The King calls for a reform of the Family Code

King Mohammed VI said that the application on the ground has lifted the veil on certain limits of the moudouwana (Family Code), which have hindered optimal implementation.

In a speech to the Nation on the occasion of the 23rd anniversary of the Throne Day, the Sovereign called for a reform of this code, so as to guarantee the rights of all, men and women.

“The Family Code represented a real leap forward, now it is no longer enough as such. The experience has in fact brought to light certain obstacles which prevent the reform initiated from being perfected and the expected objectives from being achieved”, said the King.

By way of example, he mentioned in particular “the incorrect application of the Code due to various sociological factors”, including “the tenacious propensity of a category of civil servants and men of justice to consider that the Code is reserved for women “.

The reality is different, affirmed the Sovereign, because, he said, “the Code is specific neither to men nor to women: it is dedicated to the whole family. Based on the notion of balance, it gives men and women the rights that fall to them respectively and it takes into account the interests of children”.

Also, We underline the need for all, unanimously, to commit to the full and judicious application of the legal provisions of the Code, continued the King, noting that it is also necessary “to overcome the shortcomings and the negative aspects revealed by the experience carried out in the field and, if necessary, to revise certain provisions which have been diverted from their primary purpose”.

“In the capacity of Amir Al-Mouminine, and as I affirmed in 2003 in the Speech presenting the Code before the parliament, I cannot authorize what God has prohibited, nor prohibit what the Most High has authorized , in particular on the points framed by formal Koranic texts”, affirmed the Sovereign, who reiterated the attachment “to ensuring that this reforming momentum is carried out in perfect harmony with the ultimate intentions of Islamic Law (Sharia) and the specificities of Moroccan society.

“We also ensure that it is imbued with moderation, open-mindedness in the interpretation of texts, a desire for consultation and dialogue, and that it can count on the support of all the institutions and the actors concerned”, he highlighted.

While expressing the ambition “to pursue the construction of an advanced Morocco strong in its dignity”, where “it is essential that all Moroccans, men and women, take an active part in the dynamics of development”, the King insisted “on the need for Moroccan women to provide their full support in all areas”.

“The spirit of the reform does not consist in granting women graceful privileges, but, much more precisely, in assuring them of the full enjoyment of the legitimate rights conferred on them by the law. In today’s Morocco, it is indeed no longer possible that she be deprived of it,” he insisted.
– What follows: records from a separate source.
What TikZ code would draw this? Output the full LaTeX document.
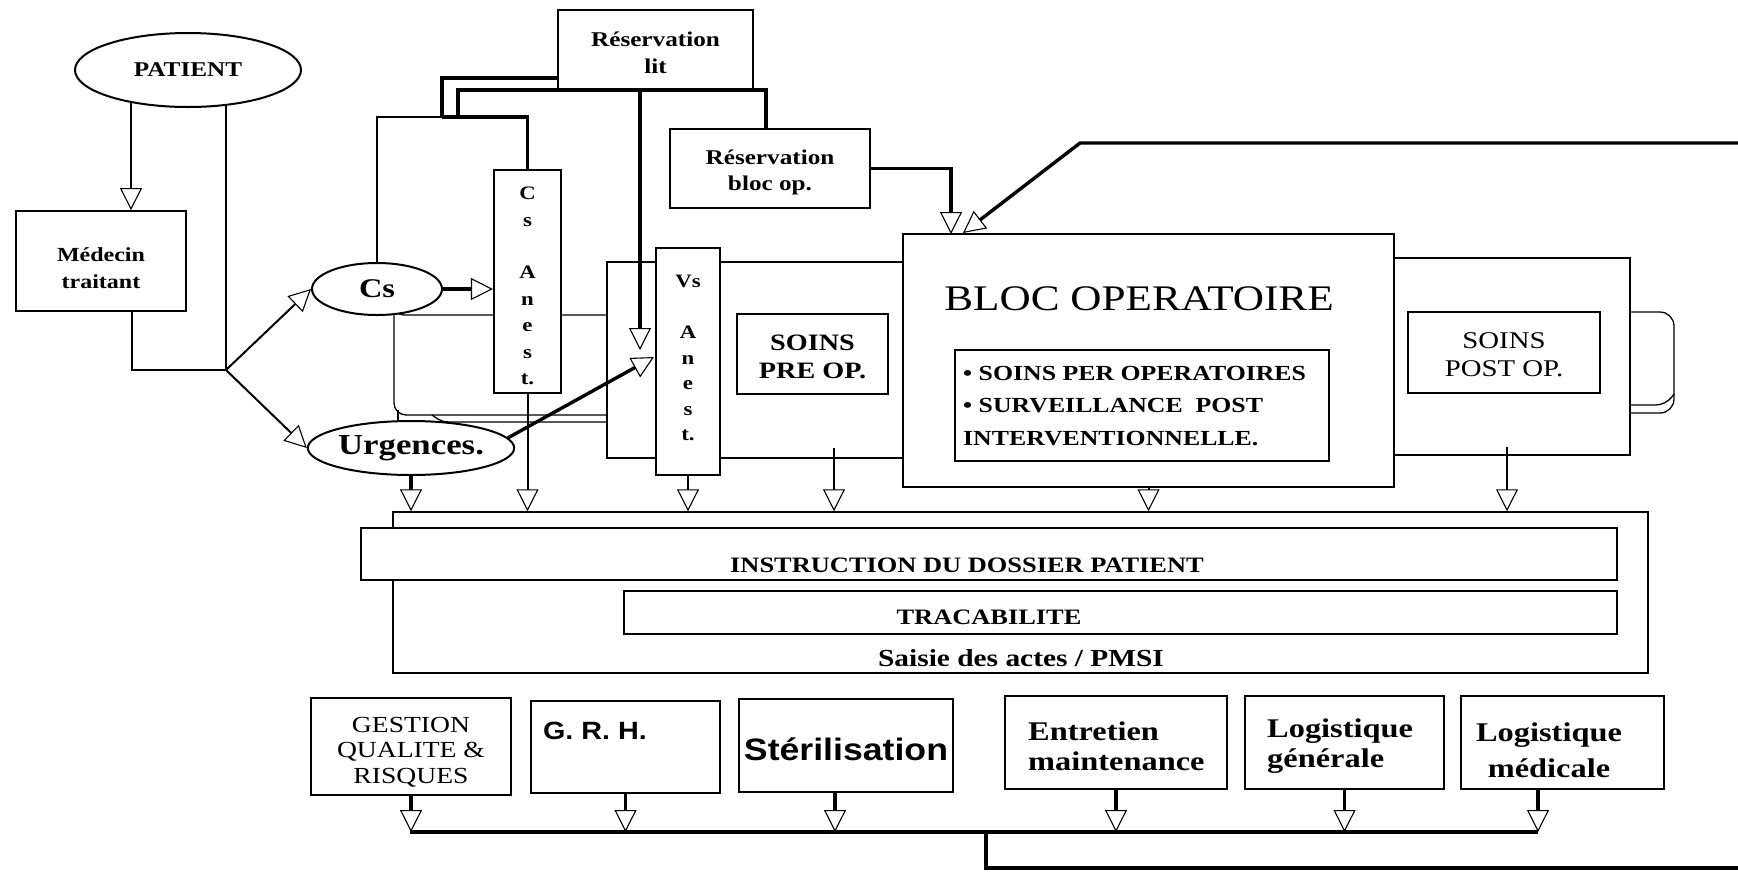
\documentclass[tikz,border=0pt]{standalone}
\usepackage{fontspec}
\newfontfamily\tms{Liberation Serif}[FakeStretch=1.2]
\newfontfamily\ars{Liberation Sans}[FakeStretch=1.15]
\usetikzlibrary{shapes.geometric,arrows.meta}
\newcommand\myfs[2]{\fontsize{#1}{#2}\selectfont}
\begin{document}
\begin{tikzpicture}[x=1pt,y=-1pt,
 thinl/.style={line width=1.3pt},
 medl/.style={line width=2pt},
 thkl/.style={line width=3.4pt},
 bx/.style={draw, line width=2.2pt, fill=white, inner sep=0pt},
 tbx/.style={draw, line width=1.5pt, inner sep=0pt},
 el/.style={ellipse, draw, line width=2pt, fill=white, inner sep=0pt},
 tri/.style={-{Triangle[length=22pt,width=22pt,line width=1.1pt,fill=white]}},
 txt/.style={inner sep=0pt, align=center},
]
\fill[white] (0,0) rectangle (1738,871);
\useasboundingbox (0,0) rectangle (1738,871);

% background shapes
\draw[thinl, rounded corners=12] (394,300) -- (394,415) -- (607,415);
\draw[thinl, rounded corners=10] (394,300) -- (394,315) -- (607,315);
\draw[thinl] (432,415) .. controls (442,422) .. (456,422) -- (607,422);
\draw[thinl] (398,410) -- (398,424);
\node[tbx, minimum width=296pt, minimum height=196pt] (preo) at (755,360) {};
\node[tbx, minimum width=236pt, minimum height=197pt] (posto) at (1512,356.5) {};
\draw[thinl, rounded corners=14] (1630,312) -- (1674,312) -- (1674,413) -- (1630,413);
\draw[thinl, rounded corners=10] (1674,394) -- (1666,405) -- (1630,405);

% top-left nodes
\node[el, minimum width=226pt, minimum height=74pt, font=\tms\bfseries\myfs{21}{25}] (pat) at (188,70) {PATIENT};
\node[bx, line width=1.8pt, minimum width=170pt, minimum height=100pt] (med) at (101,261) {};
\node[txt, font=\tms\bfseries\myfs{20}{27}] (medt) at (101,268) {Médecin\\traitant};
\node[el, minimum width=130pt, minimum height=52pt, font=\tms\bfseries\myfs{27}{30}] (cs) at (377,289) {Cs};
\node[el, minimum width=200pt, minimum height=54pt, font=\tms\bfseries\myfs{29}{32}] (urg) at (411,448) {Urgences.};
\node[bx, minimum width=67pt, minimum height=223pt] (csa) at (527.5,281.5) {};
\node[txt, font=\tms\bfseries\myfs{19}{26.4}] (csat) at (527.5,286) {C\\s\\[26.4pt]A\\n\\e\\s\\t.};
\node[bx, minimum width=195pt, minimum height=79pt] (rlit) at (655.5,49.5) {};
\node[txt, font=\tms\bfseries\myfs{21}{27}] (rlitt) at (655.5,53) {Réservation\\lit};
\node[bx, minimum width=200pt, minimum height=79pt] (rbloc) at (770,168.5) {};
\node[txt, font=\tms\bfseries\myfs{21}{26}] (rblt) at (770,172) {Réservation\\bloc op.};
\node[bx, minimum width=64pt, minimum height=227pt] (vs) at (688,361.5) {};
\node[txt, font=\tms\bfseries\myfs{19}{25.5}] (vst) at (688,358) {Vs\\[25.5pt]A\\n\\e\\s\\t.};
\node[bx, minimum width=151pt, minimum height=80pt] (spre) at (812.5,354) {};
\node[txt, font=\tms\bfseries\myfs{23.5}{28}] (spret) at (812.5,357) {SOINS\\PRE OP.};

% bloc
\node[bx, minimum width=491pt, minimum height=253pt] (bloc) at (1148.5,360.5) {};
\node[txt, font=\tms\myfs{36}{40}] (blocT) at (1139,299) {BLOC OPERATOIRE};
\node[bx, minimum width=374pt, minimum height=111pt] (blin) at (1142,405.5) {};
\node[txt, align=left, anchor=west, font=\tms\bfseries\myfs{21.5}{32.5}] (blint) at (963,406) {• SOINS PER OPERATOIRES\\• SURVEILLANCE\ \ POST\\INTERVENTIONNELLE.};
\node[bx, minimum width=192pt, minimum height=81pt] (spost) at (1504,352.5) {};
\node[txt, font=\tms\myfs{24}{28}] (spostt) at (1504,355) {SOINS\\POST OP.};

% lower box
\node[tbx, minimum width=1255pt, minimum height=161pt] (lb) at (1020.5,592.5) {};
\node[bx, line width=1.8pt, minimum width=1256pt, minimum height=52pt] (instr) at (989,554) {};
\node[txt, font=\tms\bfseries\myfs{22}{26}] (instrt) at (967,565) {INSTRUCTION DU DOSSIER PATIENT};
\node[bx, line width=1.8pt, minimum width=993pt, minimum height=43pt] (trac) at (1120.5,612.5) {};
\node[txt, font=\tms\bfseries\myfs{22}{26}] (tract) at (989,617) {TRACABILITE};
\node[txt, font=\tms\bfseries\myfs{24.5}{28}] (saisie) at (1021,658) {Saisie des actes / PMSI};

% bottom boxes
\node[bx, line width=1.8pt, minimum width=200pt, minimum height=97pt] (gq) at (411,746.5) {};
\node[txt, font=\tms\myfs{23}{25.5}] (gqt) at (411,752) {GESTION\\QUALITE \&\\RISQUES};
\node[bx, line width=1.8pt, minimum width=189pt, minimum height=92pt] (grh) at (625.5,747) {};
\node[txt, font=\ars\bfseries\myfs{25}{28}] (grht) at (595,731) {G. R. H.};
\node[bx, line width=1.8pt, minimum width=214pt, minimum height=93pt] (ster) at (846,745.5) {};
\node[txt, font=\ars\bfseries\myfs{31}{34}] (stert) at (846,749) {Stérilisation};
\node[bx, line width=1.8pt, minimum width=222pt, minimum height=93pt] (ent) at (1116,742.5) {};
\node[txt, align=left, anchor=west, font=\tms\bfseries\myfs{27}{30}] (entt) at (1028,746) {Entretien\\maintenance};
\node[bx, line width=1.8pt, minimum width=199pt, minimum height=93pt] (lg) at (1344.5,742.5) {};
\node[txt, align=left, anchor=west, font=\tms\bfseries\myfs{27}{30}] (lgt) at (1267,746) {Logistique\\générale};
\node[bx, line width=1.8pt, minimum width=203pt, minimum height=93pt] (lm) at (1562.5,742.5) {};
\node[txt, font=\tms\bfseries\myfs{27}{36}] (lmt) at (1549,750) {Logistique\\médicale};

% connectors: patient side
\coordinate (p1) at (131,103);
\draw[thinl, tri] (p1) -- (p1 |- med.north);
\coordinate (br) at (226,370);
\coordinate (p2) at (226,105);
\draw[thinl] (p2) -- (br);
\coordinate (m1) at (132,311);
\draw[thinl] (m1) |- (br);
\draw[medl, tri] (br) -- (cs.west);
\draw[medl, tri] (br) -- (urg.west);
\draw[thkl, tri] (cs.east) -- (cs.east -| csa.west);

% top connectors
\coordinate (ja) at (442,117);
\coordinate (jb) at (458,117);
\draw[medl] (cs.north) |- (ja);
\draw[thkl] (ja) -| (csa.north);
\coordinate (rl) at (558,78);
\draw[thkl] (ja) |- (rl);
\coordinate (lc) at (766,90);
\draw[thkl] (jb) |- (lc) -- (lc |- rbloc.north);
\coordinate (l4) at (640,350);
\draw[thkl, tri] (l4 |- rlit.south) -- (l4);
\coordinate (vsi) at (654,357);
\draw[thkl, tri] (urg.6) -- (vsi);
\coordinate (bt1) at (951,234);
\draw[thkl, tri] (rbloc.east) -| (bt1);
\coordinate (bt2) at (963,233);
\coordinate (dg) at (1080,143);
\coordinate (fr1) at (1738,143);
\draw[thkl, tri] (fr1) -- (dg) -- (bt2);

% down arrows to lower box
\draw[thkl, tri] (urg.south) -- (urg.south |- lb.north);
\draw[medl, tri] (csa.south) -- (csa.south |- lb.north);
\draw[medl, tri] (vs.south) -- (vs.south |- lb.north);
\coordinate (pr) at (834,448);
\draw[medl, tri] (pr) -- (pr |- lb.north);
\draw[medl, tri] (bloc.south) -- (bloc.south |- lb.north);
\coordinate (po) at (1507,447);
\draw[medl, tri] (po) -- (po |- lb.north);

% bottom bus
\coordinate (busL) at (410,832);
\coordinate (busR) at (1538,832);
\coordinate (sx) at (835,832);
\coordinate (mx) at (1538,832);
\draw[thkl] (busL) -- (busR);
\draw[thkl, tri] (gq.south) -- (gq.south |- busL);
\draw[thkl, tri] (grh.south) -- (grh.south |- busL);
\draw[thkl, tri] (ster.south -| sx) -- (sx);
\draw[thkl, tri] (ent.south) -- (ent.south |- busL);
\draw[thkl, tri] (lg.south) -- (lg.south |- busL);
\draw[thkl, tri] (lm.south -| mx) -- (mx);
\coordinate (dr) at (986,832);
\coordinate (fr2) at (1738,868);
\draw[thkl] (dr) |- (fr2);
\end{tikzpicture}
\end{document}
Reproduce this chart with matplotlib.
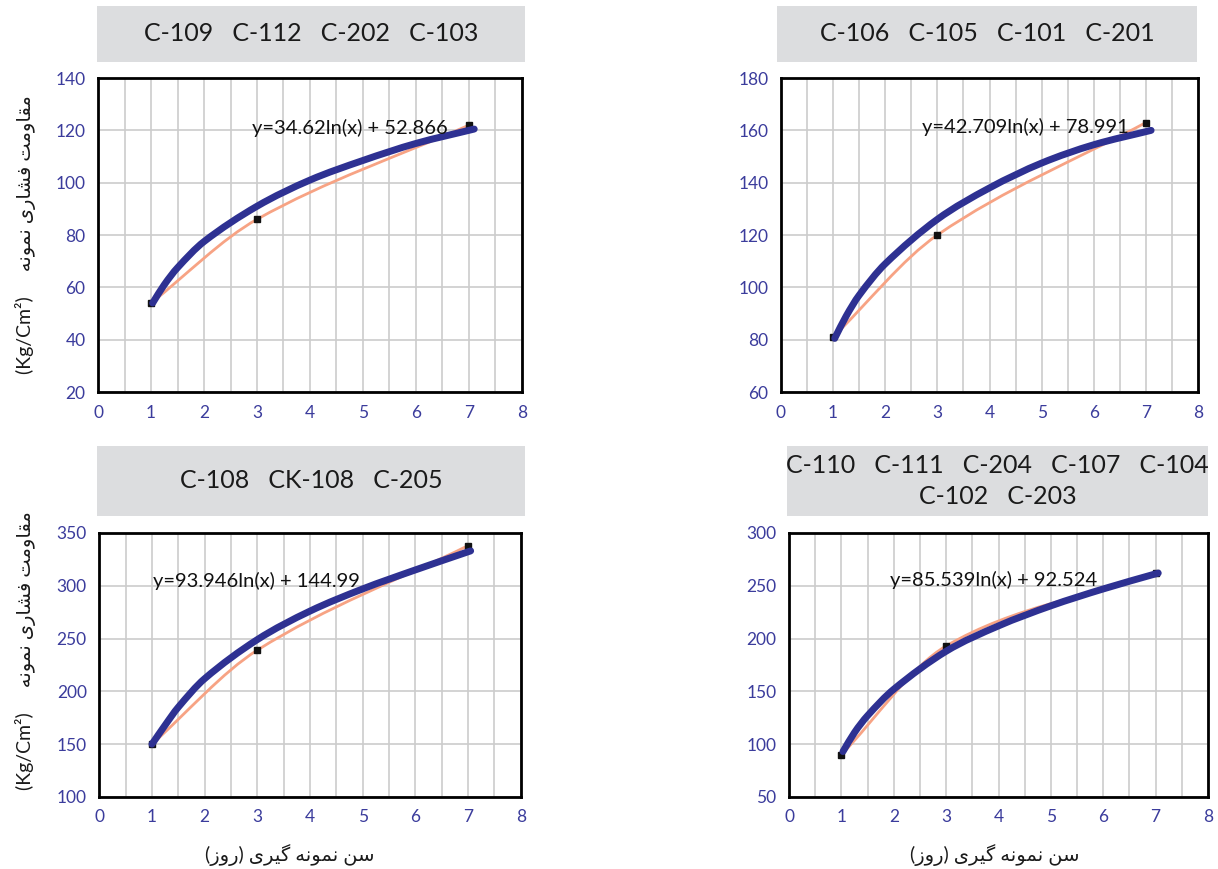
import matplotlib
matplotlib.use("Agg")
import matplotlib.pyplot as plt
from matplotlib.path import Path
from matplotlib.patches import PathPatch, Rectangle

plt.rcParams['font.family'] = ['Lato', 'DejaVu Sans']

# ---- data ----
days = [1, 3, 7]

titles = [
    "C-109   C-112   C-202   C-103",
    "C-106   C-105   C-101   C-201",
    "C-108   CK-108   C-205",
    "C-110   C-111   C-204   C-107   C-104\nC-102   C-203",
]
equations = [
    "y=34.62ln(x) + 52.866",
    "y=42.709ln(x) + 78.991",
    "y=93.946ln(x) + 144.99",
    "y=85.539ln(x) + 92.524",
]

# measured points (black squares, joined by the thin orange smooth line)
meas_tl = [54, 86, 122]
meas_tr = [81, 120, 163]
meas_bl = [150, 239, 338]
meas_br = [90, 193, 262]

# thick blue log trend line
trend_x_tl = [1.03, 1.25, 1.5, 2, 3, 4, 5, 6, 7.1]
trend_y_tl = [54, 61, 67.5, 77.5, 91, 101, 108.5, 115, 120.5]
trend_x_tr = [1.03, 1.25, 1.5, 2, 3, 4, 5, 6, 7.1]
trend_y_tr = [80.5, 89, 97, 109, 126, 138, 147.5, 154.5, 160]
trend_x_bl = [1.0, 1.25, 1.5, 2, 3, 4, 5, 6, 7.05]
trend_y_bl = [150, 168, 185, 212, 249, 276, 297, 315, 333]
trend_x_br = [1.03, 1.25, 1.5, 2, 3, 4, 5, 6, 7.05]
trend_y_br = [93, 111, 127, 152, 188, 212, 231, 247, 262]

y_limits = [(20, 140), (60, 180), (100, 350), (50, 300)]
y_steps = [20, 20, 50, 50]
eq_pos = [(2.9, 121), (2.7, 161.3), (1.02, 305), (1.93, 255.5)]

BLUE = "#2e3192"
ORANGE = "#f7a384"
TICK = "#3b3c9c"
GRID = "#cccccc"
BOX = "#dcdddf"

# ---- persian text shaping (matplotlib has no bidi/joining) ----
FORMS = {  # isolated, final, initial, medial
    "\u0645": ("\uFEE1", "\uFEE2", "\uFEE3", "\uFEE4"),
    "\u0642": ("\uFED5", "\uFED6", "\uFED7", "\uFED8"),
    "\u0627": ("\uFE8D", "\uFE8E"),
    "\u0648": ("\uFEED", "\uFEEE"),
    "\u062A": ("\uFE95", "\uFE96", "\uFE97", "\uFE98"),
    "\u0641": ("\uFED1", "\uFED2", "\uFED3", "\uFED4"),
    "\u0634": ("\uFEB5", "\uFEB6", "\uFEB7", "\uFEB8"),
    "\u0631": ("\uFEAD", "\uFEAE"),
    "\u06CC": ("\uFBFC", "\uFBFD", "\uFBFE", "\uFBFF"),
    "\u0646": ("\uFEE5", "\uFEE6", "\uFEE7", "\uFEE8"),
    "\u0647": ("\uFEE9", "\uFEEA", "\uFEEB", "\uFEEC"),
    "\u0633": ("\uFEB1", "\uFEB2", "\uFEB3", "\uFEB4"),
    "\u06AF": ("\uFB92", "\uFB93", "\uFB94", "\uFB95"),
    "\u0632": ("\uFEAF", "\uFEB0"),
}

def shape_word(w):
    out = []
    for i, ch in enumerate(w):
        f = FORMS.get(ch)
        if f is None:
            out.append(ch); continue
        prev = w[i - 1] if i > 0 else None
        nxt = w[i + 1] if i + 1 < len(w) else None
        jp = prev in FORMS and len(FORMS[prev]) == 4
        jn = len(f) == 4 and nxt in FORMS
        if jp and jn: out.append(f[3])
        elif jp: out.append(f[1])
        elif jn: out.append(f[2])
        else: out.append(f[0])
    return "".join(reversed(out))

def rtl(text):
    return " ".join(shape_word(w) for w in reversed(text.split(" ")))

ylab = "(Kg/Cm\u00b2)     " + rtl("مقاومت فشاری نمونه")
xlab = "(" + shape_word("روز") + ") " + rtl("سن نمونه گیری")

def smooth(ax, xs, ys, **kw):
    # cubic hermite through the points, drawn as a bezier path
    n = len(xs)
    m = []
    for i in range(n):
        a, b = max(i - 1, 0), min(i + 1, n - 1)
        m.append((ys[b] - ys[a]) / (xs[b] - xs[a]))
    verts, codes = [(xs[0], ys[0])], [Path.MOVETO]
    for i in range(n - 1):
        h = (xs[i + 1] - xs[i]) / 3
        verts += [(xs[i] + h, ys[i] + m[i] * h),
                  (xs[i + 1] - h, ys[i + 1] - m[i + 1] * h),
                  (xs[i + 1], ys[i + 1])]
        codes += [Path.CURVE4] * 3
    ax.add_patch(PathPatch(Path(verts, codes), fill=False, **kw))

fig = plt.figure(figsize=(12.18, 8.69), dpi=100)

axes_rect = [
    (0.0805, 0.5489, 0.348, 0.3613),
    (0.6412, 0.5489, 0.3424, 0.3613),
    (0.0815, 0.0829, 0.346, 0.3038),
    (0.6478, 0.0829, 0.344, 0.3038),
]
box_rect = [
    (0.0796, 0.9287, 0.3514, 0.0644),
    (0.6380, 0.9287, 0.3448, 0.0644),
    (0.0796, 0.4062, 0.3514, 0.0806),
    (0.6461, 0.4062, 0.3456, 0.0806),
]
ylab_dy = [0.0, None, 0.017, None]
xlab_x = [None, None, 0.238, 0.817]
meas = [meas_tl, meas_tr, meas_bl, meas_br]
trends = [(trend_x_tl, trend_y_tl), (trend_x_tr, trend_y_tr),
          (trend_x_bl, trend_y_bl), (trend_x_br, trend_y_br)]

for k in range(4):
    ax = fig.add_axes(axes_rect[k])
    lo, hi = y_limits[k]
    ax.set_xlim(0, 8); ax.set_ylim(lo, hi)
    ax.set_xticks(range(0, 9))
    ax.set_xticks([i + 0.5 for i in range(8)], minor=True)
    ax.set_yticks(range(lo, hi + 1, y_steps[k]))
    ax.grid(True, which="both", axis="x", color=GRID, lw=1.2)
    ax.grid(True, which="major", axis="y", color=GRID, lw=1.2)
    ax.set_axisbelow(True)
    ax.tick_params(which="both", length=0, labelsize=12.5, labelcolor=TICK, pad=9)
    for s in ax.spines.values():
        s.set_linewidth(2); s.set_color("black"); s.set_zorder(5)

    smooth(ax, days, meas[k], ec=ORANGE, lw=2, zorder=2)
    ax.plot(days, meas[k], "s", color="#111111", ms=4.5, zorder=3)
    tx, ty = trends[k]
    smooth(ax, tx, ty, ec=BLUE, lw=5, capstyle="round", zorder=4)
    ax.text(eq_pos[k][0], eq_pos[k][1], equations[k], fontsize=14.5,
            ha="left", va="center", color="#111111", zorder=6)

    bx = box_rect[k]
    fig.patches.append(Rectangle((bx[0], bx[1]), bx[2], bx[3], transform=fig.transFigure,
                                 fc=BOX, ec="none"))
    fig.text(bx[0] + bx[2] / 2, bx[1] + bx[3] / 2, titles[k], ha="center", va="center",
             fontsize=18, color="#1a1a1a", linespacing=1.45)

    if ylab_dy[k] is not None:
        fig.text(0.021, axes_rect[k][1] + axes_rect[k][3] / 2 + ylab_dy[k], ylab, rotation=90,
                 ha="center", va="center", fontsize=14, color="#1a1a1a",
                 family=["Lato", "DejaVu Sans"])
    if xlab_x[k] is not None:
        fig.text(xlab_x[k], 0.016, xlab, ha="center", va="center", fontsize=14,
                 color="#1a1a1a", family=["Lato", "DejaVu Sans"])

fig.savefig("out.png", dpi=100)
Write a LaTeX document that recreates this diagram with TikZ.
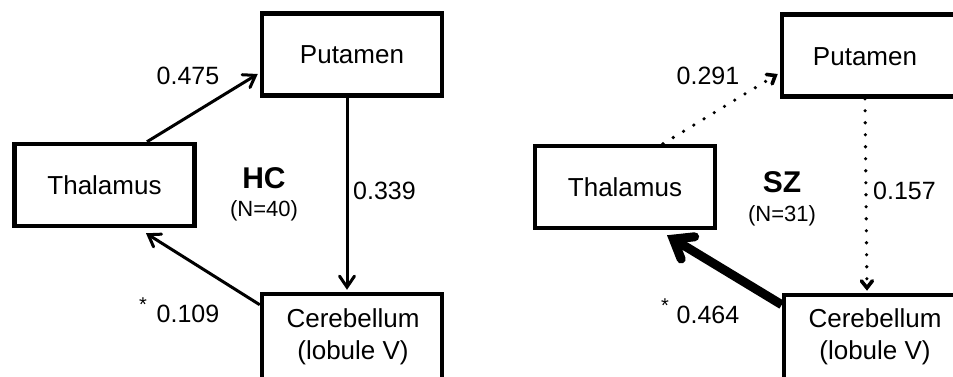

In this regard, the King called for “the operationalization of constitutional institutions concerned with the rights of the family and women and that the mechanisms and national legislation dedicated to the promotion of these rights be updated”.

In the same context, he called for family courts to be generalized throughout the regions of the country, that they be provided with qualified human resources and that they be assigned the material means necessary for the effective fulfillment of their mission”.

In this regard, the Sovereign wished to recall “an essential truth”, namely “when women fully access their rights, they do no harm to men, nor do they harm themselves. In fact, the sine qua non condition for Morocco to continue to progress is that they occupy the place that falls to them and that they bring their efficient support to all sectors of development”.